République démocratique du Congo
"Nous sommes partagés entre mourir de faim ou prendre le risque de se ravitailler en nourriture dans nos propres champs et nous faire tirer dessus par les rebelles" : le choix est difficile pour Furaha Nyimutozo et les autres déplacés de guerre de la rébellion du M23 dans l'est de la République démocratique du Congo.
Le M23 (Mouvement du 23 mars) constitue le dernier avatar des rébellions à dominante tutsi dans l'est de la RDC. Vaincus en 2013, ces rebelles ont repris les armes depuis fin 2021 et pris le contrôle de plusieurs localités.
Depuis cette date, le HCR a enregistré environ "200 000 nouveaux déplacés" à Rutshuru, selon Blaise Ngoy, son chargé de la communication au Nord-Kivu. "La majorité vit dans des familles d'accueil" et "4 000 ménages" sont pris en charge par le HCR.
Entre janvier et juin, le bureau des affaires humanitaires des Nations unies (OCHA) a enregistré 900 000 déplacés en RDC.
Au stade de Rugabo, on aperçoit une foule devant ce lieu qui abritait avant la guerre des rencontres de football. Les regards sont attirés par d'énormes tentes de couleur blanche portant les lettres à l'encre bleu du HCR ainsi que par la fumée de bois de cuisson.
Dans ce stade, 1 500 familles sont hébergées, reparties sous des tentes pouvant recevoir chacune jusqu'à plus de 40 ménages composés des parents et d'une moyenne de quatre enfants.
"Nous avons besoin de 225 millions des dollars pour répondre aux besoins des déplacés de l'est de la RDC. Mais à ce jour, nous avons 43 millions, soit 19 %", explique Pierre Atchom, chef du bureau HCR à Goma, à une équipe de l'AFP.

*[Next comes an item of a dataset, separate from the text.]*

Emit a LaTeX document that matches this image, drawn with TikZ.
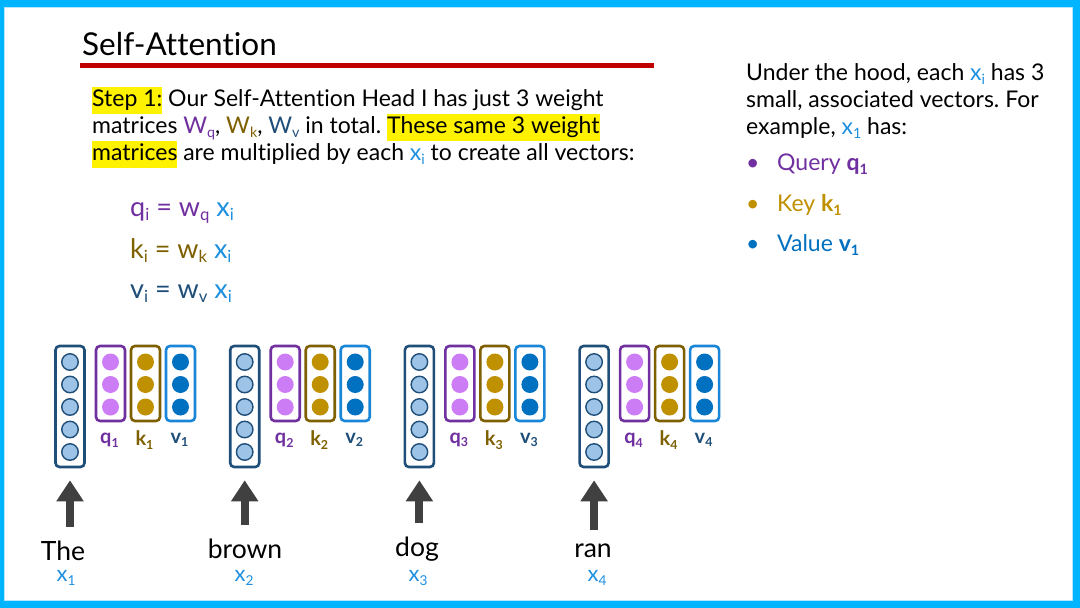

"Les besoins sont énormes et la crise ne fait que s'enliser", regrette-t-il, redoutant les conséquences néfastes d'une cessation définitive d'activités du HCR dans cette région qui ne suscite pas autant d'attention que la guerre en Ukraine.
"Regagner nos villages"
"Pour quelqu'un qui a une famille, c'est la galère. Nous demandons de l'aide afin que nous puissions regagner nos villages", plaide Julienne Nyiramana, mère de quatre enfants.

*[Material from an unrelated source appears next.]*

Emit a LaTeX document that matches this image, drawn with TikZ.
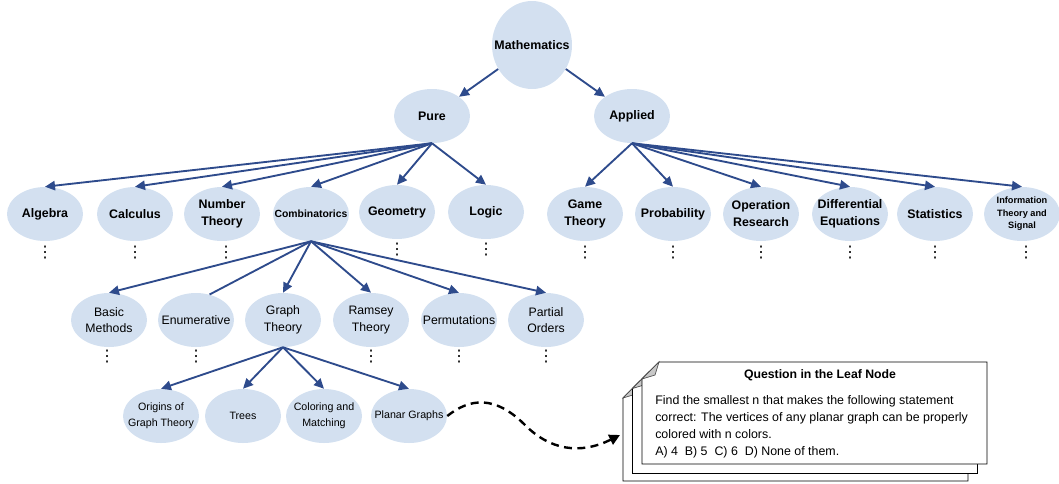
\documentclass[tikz,border=0pt]{standalone}
\usepackage{fontspec}
\setmainfont{Liberation Sans}
\newfontfamily\dotsfont{DejaVu Sans}
\usetikzlibrary{shapes.geometric,arrows.meta}
\definecolor{nodeblue}{RGB}{211,224,240}
\definecolor{edgeblue}{RGB}{46,75,140}
\definecolor{foldgray}{RGB}{200,200,200}

\begin{document}
\begin{tikzpicture}[x=0.75pt,y=-0.75pt,
    topic/.style={ellipse,fill=nodeblue,inner xsep=-12pt,inner ysep=0pt,minimum width=57pt,minimum height=40.5pt,
        align=center,font=\bfseries\fontsize{9.3}{12.7}\selectfont},
    sub/.style={topic,font=\fontsize{9.2}{12.5}\selectfont},
    leaf/.style={topic,font=\fontsize{8}{11.7}\selectfont},
    more/.style={inner sep=0pt,font=\dotsfont\fontsize{12}{12}\selectfont},
    link/.style={draw=edgeblue,line width=1.4pt,-{Triangle[length=7.5pt,width=7pt]}},
    card/.style={draw=black,line width=0.7pt,fill=white},
    fold/.style={draw=black!70,line width=0.5pt,fill=foldgray}]
    \useasboundingbox (0,0) rectangle (1059,483);
    \node [topic,minimum width=60pt,minimum height=66pt] (math) at (532,45) {Mathematics};
    \node [topic] (pure) at (432,116) {Pure};
    \node [topic] (applied) at (632,116) {Applied};
    \node [topic] (algebra) at (45,214) {Algebra};
    \node [topic] (calculus) at (135,214) {Calculus};
    \node [topic] (numtheory) at (222,214) {Number\\Theory};
    \node [topic,font=\bfseries\fontsize{7.8}{10}\selectfont] (comb) at (311,214) {Combinatorics};
    \node [topic] (geometry) at (397,212) {Geometry};
    \node [topic] (logic) at (486,212) {Logic};
    \node [topic] (gametheory) at (585,214) {Game\\Theory};
    \node [topic] (prob) at (673,214) {Probability};
    \node [topic] (opres) at (761,214) {Operation\\Research};
    \node [topic] (diffeq) at (850,214) {Differential\\Equations};
    \node [topic] (stats) at (935,214) {Statistics};
    \node [topic,font=\bfseries\fontsize{6.9}{9.4}\selectfont] (info) at (1022,214) {Information\\Theory and\\Signal};
    \node [sub] (basic) at (109,320) {Basic\\Methods};
    \node [sub] (enum) at (196,320) {Enumerative};
    \node [sub] (graph) at (283,320) {Graph\\Theory};
    \node [sub] (ramsey) at (371,320) {Ramsey\\Theory};
    \node [sub] (perm) at (459,320) {Permutations};
    \node [sub] (partial) at (546,320) {Partial\\Orders};
    \node [leaf] (origins) at (161,416) {Origins of\\Graph Theory};
    \node [leaf] (trees) at (243,416) {Trees};
    \node [leaf] (coloring) at (324,416) {Coloring and\\Matching};
    \node [leaf] (planar) at (409,416) {Planar Graphs};
    \node [more] (algebra-more) at (45,253) {⋮};
    \node [more] (calculus-more) at (135,253) {⋮};
    \node [more] (numtheory-more) at (226,253) {⋮};
    \node [more] (geometry-more) at (397,250) {⋮};
    \node [more] (logic-more) at (486,250) {⋮};
    \node [more] (gametheory-more) at (585,253) {⋮};
    \node [more] (prob-more) at (673,253) {⋮};
    \node [more] (opres-more) at (761,253) {⋮};
    \node [more] (diffeq-more) at (850,253) {⋮};
    \node [more] (stats-more) at (935,253) {⋮};
    \node [more] (info-more) at (1026,253) {⋮};
    \node [more] (basic-more) at (107,357) {⋮};
    \node [more] (enum-more) at (196,357) {⋮};
    \node [more] (ramsey-more) at (371,357) {⋮};
    \node [more] (perm-more) at (459,357) {⋮};
    \node [more] (partial-more) at (546,357) {⋮};
    \draw [link] (math) -- (pure);
    \draw [link] (math) -- (applied);
    \draw [link] (pure.south) -- (algebra.north);
    \draw [link] (pure.south) -- (calculus.north);
    \draw [link] (pure.south) -- (numtheory.north);
    \draw [link] (pure.south) -- (comb.north);
    \draw [link] (pure.south) -- (geometry.north);
    \draw [link] (pure.south) -- (logic.north);
    \draw [link] (applied.south) -- (gametheory.north);
    \draw [link] (applied.south) -- (prob.north);
    \draw [link] (applied.south) -- (opres.north);
    \draw [link] (applied.south) -- (diffeq.north);
    \draw [link] (applied.south) -- (stats.north);
    \draw [link] (applied.south) -- (info.north);
    \draw [link] (comb.south) -- (basic.north);
    \draw [link,-] (comb.south) -- (enum.62);
    \draw [link] (comb.south) -- (graph.north);
    \draw [link] (comb.south) -- (ramsey.north);
    \draw [link] (comb.south) -- (perm.north);
    \draw [link] (comb.south) -- (partial.north);
    \draw [link] (graph.south) -- (origins.north);
    \draw [link] (graph.south) -- (trees.north);
    \draw [link] (graph.south) -- (coloring.north);
    \draw [link] (graph.south) -- (planar.north);
    \draw [card,shift={(-19,19)}] (659,362) -- (987,362) -- (987,462) -- (642,462) -- (642,379) -- cycle;
    \draw [fold,shift={(-19,19)}] (659,362) -- (642,379) -- (655,375) -- cycle;
    \draw [card,shift={(-9.5,9.5)}] (659,362) -- (987,362) -- (987,464) -- (642,464) -- (642,379) -- cycle;
    \draw [fold,shift={(-9.5,9.5)}] (659,362) -- (642,379) -- (655,375) -- cycle;
    \draw [card] (659,362) -- (987,362) -- (987,464) -- (642,464) -- (642,379) -- cycle;
    \draw [fold] (659,362) -- (642,379) -- (655,375) -- cycle;
    \node [font=\bfseries\fontsize{9.2}{11}\selectfont,inner sep=0pt] (qtitle) at (820,375) {Question in the Leaf Node};
    \node [font=\fontsize{9.3}{12.75}\selectfont,inner sep=0pt,align=left,anchor=north west] (qbody) at (655,395)
        {Find the smallest n that makes the following statement\\
         correct: The vertices of any planar graph can be properly\\
         colored with n colors.\\
         A) 4\ \ B) 5\ \ C) 6\ \ D) None of them.};
    \coordinate (qin) at (620,435);
    \draw [line width=1.8pt,dash pattern=on 6pt off 4pt,-{Triangle[length=8pt,width=8pt]}]
        (planar.east) .. controls (470,398) and (495,395) .. (525,425)
        .. controls (550,450) and (580,455) .. (qin);
\end{tikzpicture}
\end{document}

"Nous serons exterminés par la faim, dès que le HCR va se retrouver dans l'impossibilité d'intervenir pour nous aider", alerte Emmanuel Hakizimwami, un déplacé de 35 ans, père de 4 enfants.
Dans le site, la vie n'est pas facile: "Mes enfants mangeaient au moins trois fois par jour dans notre village. Ici on mange difficilement une fois", se désole en larme Antoinette Semucho âgée de 25 ans et mère de deux enfants.
Son village est occupé par des rebelles du M23. "Qu'allons-nous devenir lorsqu'il n'y aura plus rien" de la part du HCR ?, s'interroge-t-elle.
Sous un soleil de plomb, Innés, une fillette de 10 ans habillée d'une blouse noirâtre en lambeaux, joue avec son frère au ventre bedonnant alors que sa peau colle aux os. D'autres enfants, sales, présentent les mêmes signes de malnutrition.
Le même spectacle s'offre à Ntamugenga, un village situé dans une vallée surplombée par une colline qui sert de position avancée du M23. Quelque 7.200 familles sont réparties dans quatre sites. La ligne de front est située à 500 mètres de ce village qui abrite quatre sites des réfugiés.
Ici, les champs de bananiers qui séparent l'armée congolaise et les rebelles du M23 sont un piège pour celui qui s'y hasarderait pour chercher de la nourriture. "Pour les rebelles, celui qui s'approche des champs est considéré comme militaire ou informateur et donc espion de l'armée", explique Célestin Nyamugira chef de ce village. "Souvent, ils tirent sans sommation", regrette-t-il.
"Avec trois autres femmes déplacées, nous avions tenté de chercher de la nourriture. Les rebelles nous ont ravi ce que nous avions récolté et fouetté sur nos seins. Nous avons fini notre course à l'hôpital", témoigne Espérance, 32 ans et mère de trois enfants.
Il faut que le gouvernement trouve "une solution pour ramener la paix", avertit Célestin Nyamugira, chef du village de Ntamugenga, pour que les habitants regagnent leur habitation et "éviter que les enfants et les vieillards périssent de faim ici."